Surely this is impossible? I'm one account was a woman, I forget whom, who said she had taught herself to read at age 3-4 with the newspapers lying around the house? The arcane symbols are meaningless to even the most precocious young mind? You would need hep with the sounds and the many exceptions and changes within English and no doubt other languages, you wouldn't know what punctuation marks were.

Also most people have few memories from that young any way, I suspect that where this is not self-mythologising it is people with no memory of learning to read filling in the gap themselves.
 
The arcane symbols are meaningless to even the most precocious young mind

I'm fairly sure that is right. Precocious readers - I was one - do not always retain much memory of their teachers: the text was the exciting thing!

Having discussed the matter with my brother, we tend to think it was our Grandmother who took the trouble to teach us, though we have no clear memory of the process. :nods:
 
So, two things - can anyone else remember reading very early

I was not a particularly early reader. However, I missed much of my first and all of my second year at primary school due to illness. My mother home-schooled me. My primary teacher did not expect me to return to school with good reading skills. However, my mother's work with me ensured that I did. From then on I did read books older than my age to the extent that when one of my teachers suggested, when i was around 14, to read a certain author, I was surprised because I had already read all of her books when I was about 11. (Can't remember her name - she wrote books such as The Moonspinners.) In addition, I read books that I didn't understand e.g. The Glass Bead Game at too early an age, because my older sibling had read them.

My mother ensured all of her children read regularly. Every 2 weeks or so we were taken to the library to choose new books. We always had to have a book on the go. The habit is ingrained - well, almost - because I still sometimes feel guilty if I do not have a book on the go. It is a habit I am trying to drop, however - with the exception of language books. Now I read when there is something I want to read, not out of habit.
 
Careful with teaching yourself to read - it can cause you to spontaneously combust.

'Bleak' indeed
 
Surely this is impossible? I'm one account was a woman, I forget whom, who said she had taught herself to read at age 3-4 with the newspapers lying around the house? The arcane symbols are meaningless to even the most precocious young mind? You would need hep with the sounds and the many exceptions and changes within English and no doubt other languages, you wouldn't know what punctuation marks were.

When I go to Greece or Ukraine I can't read signs and so on - but within days I'm able to read restaurant, loo, car park and so on.

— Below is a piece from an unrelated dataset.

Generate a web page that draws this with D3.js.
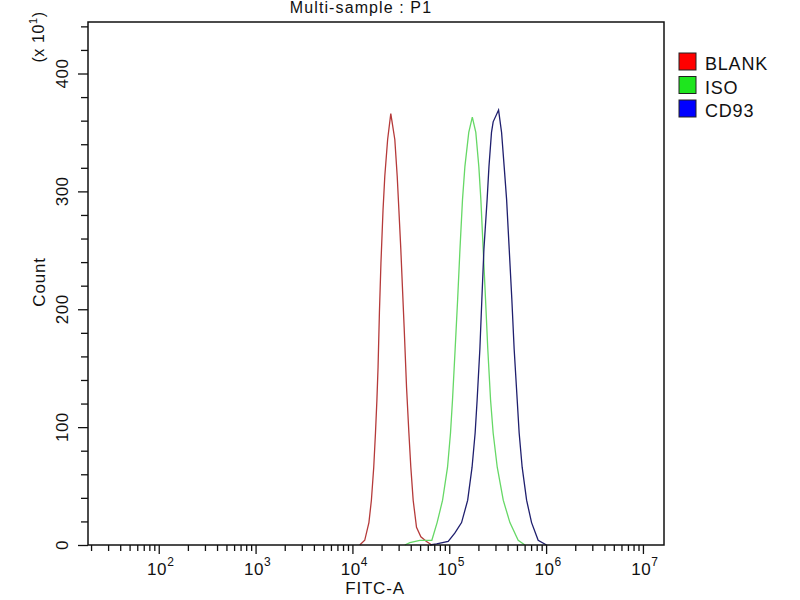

Constructivist learning theory has you learning out from things you know - I think that all you need is to see how one item repeats and then you're away!
 
When I go to Greece or Ukraine I can't read signs and so on - but within days I'm able to read restaurant, loo, car park and so on.

Constructivist learning theory has you learning out from things you know - I think that all you need is to see how one item repeats and then you're away!

Like driving through Wales. We all ended up shouting "Araf!" on the sharp bends.